Tuesday, November 9, 2010

The Next Great Brand

Dunwoody's "New and Improved!" brand simply will not work. The copy-cat scandal will not go away and is likely to expand as folks begin to notice the relationship between Sky Designs and Norcross and connect the dots between Dunwoody staff and former Norcross staff. Even if there is no formal investigation, we can hope for open records requests around how the work was bid and the results vetted.

If we're lucky, we'll also get some much needed turnover at city hall and afterwards, should it still be considered a good idea, we can expect a new brand--an original brand.

Just in case, it would be good to start early, first by looking at why the plagiarized brand works so well for its rightful owners.

Plano, TX has a problem with the sound of its name: "PLAIN-oh". Hard to miss the "PLAIN" part. Plain does not conjure images of "extraordinary", "novel", "unique" or "progressive". So how does "Plano/Smart People/Smart Place" address this? First we have repetition, "SMART" people, "SMART" place reiterates the core message--"sounds" plain, but is really "smart". The consonance, "Plano"..."People"..."Place", ties all three parts together.

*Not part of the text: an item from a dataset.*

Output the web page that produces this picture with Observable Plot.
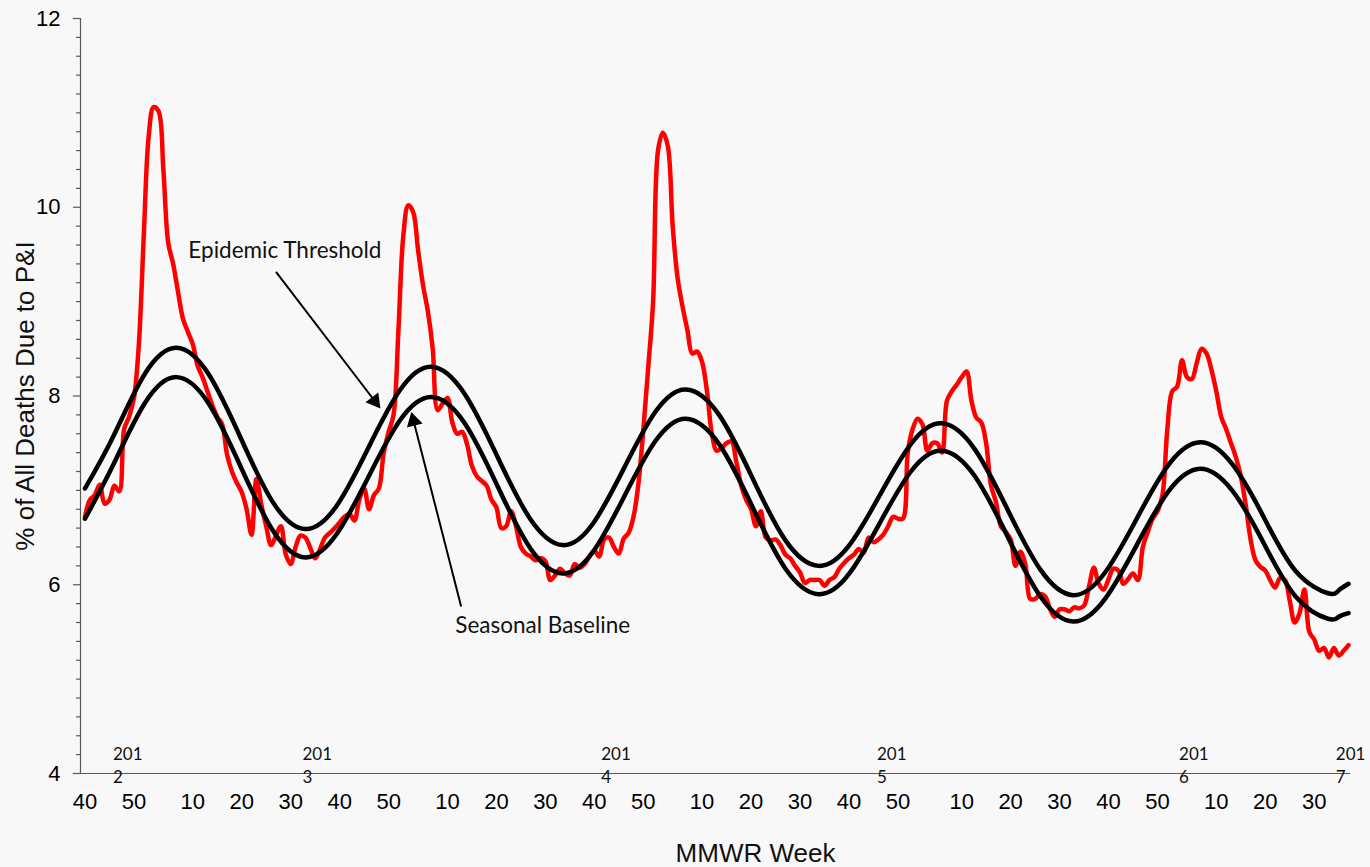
<!DOCTYPE html>
<html>
<head>
<meta charset="utf-8">
<script src="https://cdn.jsdelivr.net/npm/d3@7"></script>
<script src="https://cdn.jsdelivr.net/npm/@observablehq/plot@0.6"></script>
<style>
  html, body { margin: 0; padding: 0; background: #f8f8f8; }
</style>
</head>
<body>
<div id="chart"></div>
<script>
// ---- Calendar (MMWR weeks), season starts 2011 week 40 ----
const startYear = 2011;
const startWeek = 40;
const weeksInYear = {2011: 52, 2012: 52, 2013: 52, 2014: 53, 2015: 52, 2016: 52, 2017: 52};
function weekIndex(year, week) {
  let idx = 0;
  for (let y = startYear; y < year; y++) idx += weeksInYear[y] - (y === startYear ? startWeek - 1 : 0);
  return idx + week - (year === startYear ? startWeek : 1);
}

// ---- X tick labels ----
const tickYears = [2011, 2011, 2012, 2012, 2012, 2012, 2012, 2013, 2013, 2013, 2013, 2013,
                   2014, 2014, 2014, 2014, 2014, 2015, 2015, 2015, 2015, 2015, 2016, 2016, 2016];
const tickWeeks = [40, 50, 10, 20, 30, 40, 50, 10, 20, 30, 40, 50,
                   10, 20, 30, 40, 50, 10, 20, 30, 40, 50, 10, 20, 30];

// ---- Year labels (position in week index, as placed in the original) ----
const yearLabels = ["2012", "2013", "2014", "2015", "2016", "2017"];
const yearLabelPos = [5.7, 44.4, 105.4, 161.7, 223.4, 255.4];

// ---- Y ticks ----
const yTicks = [4, 6, 8, 10, 12];

// ---- % of deaths due to P&I, weekly from 2011 wk 40 ----
const piPercent = [
  6.72, 6.90, 6.95, 7.06, 6.86, 6.90, 7.05, 6.99, 7.65, 7.78,
  7.98, 8.55, 9.70, 10.75, 11.06, 11.02, 10.40, 9.62, 9.40, 9.10,
  8.82, 8.68, 8.55, 8.32, 8.20, 8.05, 7.90, 7.78, 7.70, 7.38,
  7.20, 7.08, 6.98, 6.80, 6.53, 7.12, 6.85, 6.62, 6.42, 6.52,
  6.62, 6.32, 6.22, 6.40, 6.52, 6.50, 6.39, 6.28, 6.38, 6.50,
  6.55, 6.60, 6.66, 6.72, 6.75, 6.68, 6.90, 7.02, 6.80, 6.95,
  7.02, 7.40, 7.62, 7.80, 8.70, 9.70, 10.02, 9.95, 9.55, 9.18,
  8.90, 8.50, 7.85, 7.92, 7.98, 7.72, 7.60, 7.62, 7.49, 7.26,
  7.15, 7.10, 7.05, 6.90, 6.82, 6.60, 6.62, 6.78, 6.62, 6.40,
  6.33, 6.30, 6.26, 6.28, 6.25, 6.05, 6.10, 6.17, 6.12, 6.10,
  6.22, 6.18, 6.22, 6.30, 6.36, 6.30, 6.48, 6.50, 6.40, 6.33,
  6.49, 6.55, 6.72, 7.07, 7.64, 8.30, 9.00, 10.60, 10.79, 10.65,
  9.80, 9.25, 8.95, 8.70, 8.45, 8.47, 8.36, 8.05, 7.60, 7.42,
  7.45, 7.50, 7.52, 7.30, 7.05, 6.90, 6.80, 6.62, 6.78, 6.50,
  6.47, 6.48, 6.42, 6.32, 6.28, 6.20, 6.13, 6.02, 6.05, 6.05,
  6.05, 5.99, 6.05, 6.08, 6.17, 6.23, 6.28, 6.32, 6.38, 6.34,
  6.50, 6.45, 6.48, 6.53, 6.62, 6.72, 6.70, 6.70, 7.40, 7.65,
  7.76, 7.70, 7.42, 7.50, 7.50, 7.40, 7.95, 8.05, 8.12, 8.20,
  8.26, 7.95, 7.77, 7.72, 7.50, 7.05, 6.88, 6.62, 6.56, 6.48,
  6.20, 6.35, 6.22, 5.85, 5.85, 5.90, 5.88, 5.75, 5.66, 5.74,
  5.74, 5.72, 5.76, 5.75, 5.78, 5.98, 6.18, 6.01, 5.95, 6.06,
  6.17, 6.15, 6.01, 6.06, 6.12, 6.05, 6.40, 6.56, 6.70, 6.78,
  6.95, 7.65, 8.05, 8.10, 8.38, 8.20, 8.18, 8.35, 8.50, 8.45,
  8.28, 8.05, 7.78, 7.65, 7.50, 7.35, 7.15, 6.85, 6.48, 6.26,
  6.19, 6.15, 6.05, 5.97, 6.07, 6.05, 5.83, 5.60, 5.70, 5.95,
  5.50, 5.42, 5.30, 5.33, 5.23, 5.33, 5.25, 5.30, 5.36
];

// ---- Seasonal baseline & epidemic threshold (read at peaks, troughs and between) ----
const curveWeekIdx = [0, 5.67, 12.17, 18.67, 25.25, 31.84, 38.42, 45.0, 51.43, 57.85, 64.28,
  70.7, 77.43, 84.15, 90.88, 97.6, 103.88, 110.15, 116.43, 122.7, 129.48, 136.25, 143.03,
  149.8, 156.08, 162.35, 168.63, 174.9, 181.63, 188.35, 195.08, 201.8, 208.28, 214.75,
  221.23, 227.7, 234.23, 240.75, 247.28, 253.8, 256, 258];
const epidemicThreshold = [7.02, 7.56, 8.23, 8.51, 8.23, 7.55, 6.87, 6.59, 6.84, 7.45, 8.06,
  8.31, 8.03, 7.365, 6.70, 6.42, 6.66, 7.245, 7.83, 8.07, 7.80, 7.135, 6.47,
  6.20, 6.42, 6.955, 7.49, 7.71, 7.44, 6.80, 6.16, 5.89, 6.13, 6.70,
  7.27, 7.51, 7.28, 6.71, 6.14, 5.91, 5.94, 6.01];
const seasonalBaseline = [6.70, 7.26, 7.92, 8.20, 7.92, 7.245, 6.57, 6.29, 6.54, 7.14, 7.74,
  7.99, 7.72, 7.055, 6.39, 6.12, 6.36, 6.94, 7.52, 7.76, 7.49, 6.83, 6.17,
  5.90, 6.12, 6.66, 7.20, 7.42, 7.155, 6.515, 5.875, 5.61, 5.85, 6.42,
  6.99, 7.23, 7.00, 6.435, 5.87, 5.64, 5.66, 5.70];

// ---- Annotations ----
const annoText = ["Epidemic Threshold", "Seasonal Baseline"];
const annoTextX = [21.1, 75.6];
const annoTextY = [9.54, 5.57];
const arrowFromX = [39.0, 76.8];
const arrowFromY = [9.315, 5.77];
const arrowHeadX = [59.16, 67.1];
const arrowHeadY = [7.947, 7.736];
const arrowAngle = [142.6, -14.4];

// ---- Build tables ----
const piData = piPercent.map((v, i) => ({i, v}));
const thrData = curveWeekIdx.map((i, k) => ({i, v: epidemicThreshold[k]}));
const baseData = curveWeekIdx.map((i, k) => ({i, v: seasonalBaseline[k]}));
const tickIdx = tickYears.map((y, k) => weekIndex(y, tickWeeks[k]));
const tickLabel = new Map(tickIdx.map((d, k) => [d, String(tickWeeks[k])]));
const yearData = yearLabels.map((s, k) => ({x: yearLabelPos[k], t: s.slice(0, 3) + "\n" + s.slice(3)}));
const annoData = annoText.map((t, k) => ({t, x: annoTextX[k], y: annoTextY[k]}));
const arrowData = arrowFromX.map((x1, k) => ({x1, y1: arrowFromY[k], x2: arrowHeadX[k], y2: arrowHeadY[k], r: arrowAngle[k]}));
const minorTicks = d3.range(4, 12.001, 0.2).map(d => +d.toFixed(1)).filter(d => !yTicks.includes(d));
const xDomain = [-0.92, 258.4];

const W = 1370, ML = 80, MR = 20;
const frameW = W - ML - MR;
const axisColor = "#595959";

const chart = Plot.plot({
  width: W,
  height: 867,
  marginLeft: ML,
  marginRight: MR,
  marginTop: 18,
  marginBottom: 94,
  style: {background: "#f8f8f8", fontFamily: "'Liberation Sans', Arial, sans-serif", overflow: "visible"},
  x: {domain: xDomain, axis: null},
  y: {domain: [4, 12], axis: null},
  marks: [
    // minor and major y ticks (short rules just left of the axis)
    Plot.ruleY(minorTicks, {y: d => d, insetRight: frameW - 4, dx: -4, stroke: axisColor, strokeWidth: 1.2}),
    Plot.ruleY(yTicks, {y: d => d, insetRight: frameW - 7, dx: -7, stroke: axisColor, strokeWidth: 1.2}),
    Plot.axisY(yTicks, {tickSize: 0, tickPadding: 20, fontSize: 22, tickFormat: d => String(d), fill: "#000", label: null}),
    Plot.axisX(tickIdx, {tickSize: 0, tickPadding: 20, fontSize: 22, tickFormat: d => tickLabel.get(d), fill: "#000", label: null}),
    Plot.ruleX([xDomain[0]], {stroke: axisColor, strokeWidth: 1.2}),
    Plot.ruleY([4], {stroke: axisColor, strokeWidth: 1.2, insetLeft: -7}),
    Plot.text(yearData, {x: "x", frameAnchor: "bottom", dy: -30, text: "t", textAnchor: "start", lineAnchor: "top",
      lineHeight: 1.35, fontSize: 17, fontFamily: "Lato, 'Open Sans', sans-serif", fill: "#111"}),
    Plot.line(piData, {x: "i", y: "v", stroke: "#ff0000", strokeWidth: 4.5, curve: "catmull-rom"}),
    Plot.line(thrData, {x: "i", y: "v", stroke: "#000", strokeWidth: 4.5, curve: "natural"}),
    Plot.line(baseData, {x: "i", y: "v", stroke: "#000", strokeWidth: 4.5, curve: "natural"}),
    Plot.link(arrowData, {x1: "x1", y1: "y1", x2: "x2", y2: "y2", stroke: "#000", strokeWidth: 2}),
    Plot.dot(arrowData, {x: "x2", y: "y2", symbol: "triangle", r: 6, fill: "#000", stroke: "none", rotate: "r"}),
    Plot.text(annoData, {x: "x", y: "y", text: "t", textAnchor: "start", lineAnchor: "middle", fontSize: 22.5,
      fontFamily: "Lato, 'Open Sans', sans-serif", fill: "#111"}),
    Plot.text(["% of All Deaths Due to P&I"], {frameAnchor: "left", dx: -55, rotate: -90, fontSize: 26,
      textAnchor: "middle", lineAnchor: "middle", fill: "#111"}),
    Plot.text(["MMWR Week"], {frameAnchor: "bottom", dx: 40, dy: 80, fontSize: 26, lineAnchor: "middle", fill: "#111"})
  ]
});
document.getElementById("chart").appendChild(chart);
</script>
</body>
</html>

For Plano, this works. For Dunwoody, not so much. Outside of a screaming need for people to think we're smarter than we so obviously are, there is nothing about a "smart people, smart place" ripoff that supports Dunwoody's ambitions. But we could take a page out of Plano's playbook.

Plano used its brand to overcome a unfortunate consequence of its name, a slightly negative connotation of the very sound of it. Dunwoody has ripened its own opportunity to do the same.

Since the days of "Dunwoody Housewife Jokes", our community has not been held in high esteem. We've been laughed at for being arrogant and elitist, for being unoriginal in our homes--Dunwoody's Beige and Brick Four Four and a Door are renowned--and for the Stepford-like lives lived therein. At their best our battles with the county seem to reflect a NIMBY mindset but always carry racial overtones of lily white suburbanites bristling at a new, largely black power structure. The large number of Yankees in Dunwoody does little to counter this view, serving mostly as proof that "liberalism flourishes where it is not challenged." These transplants are viewed as even more racist than their white Southern counterparts and their current affection for "all things that shall not be forgotten" does little to help.

Dunwoody has a hard-earned reputation as a place best avoided by anyone smart or progressive and certainly by anyone of color. We are known as a place for white folks to raise white kids. While many in Dunwoody embrace that vision apparently that is not enough for others. Hence, the reputation repairing "brand".

Ironically, this brand already exists, though followers of this blog, all three of you, will be surprised to read of it here. This is a branding that speaks to the future. That speaks to being progressive, to honoring tradition without blind adulation. That speaks to citizens pulling together to create a new, better future for themselves and their children.

And what is this brand?
Dunwoody Yes!
"Yes" is a positive assertion of action, a much needed antidote to the negative image permeating our past and clouding our future. The exclamation speaks to energy, a vibrancy that counters the impression of a staid group of bow-tie wearing George Will wannabes and blue-haired ladies in Buicks. And it starts, as it should, with that which is being branded. Unlike "Ole 5K's" obvious rationalization of the puke green on his logo, the yellow of Dunwoody Yes! and the Dunwoody street sign toppers is vibrant. And consistent--linking the tradition of the farmhouse sign-toppers with the forward looking, outward facing brand.

So there you have it dear readers. We've come full circle and found that if we must purloin someone's brand, then let it be our own. How smart is that?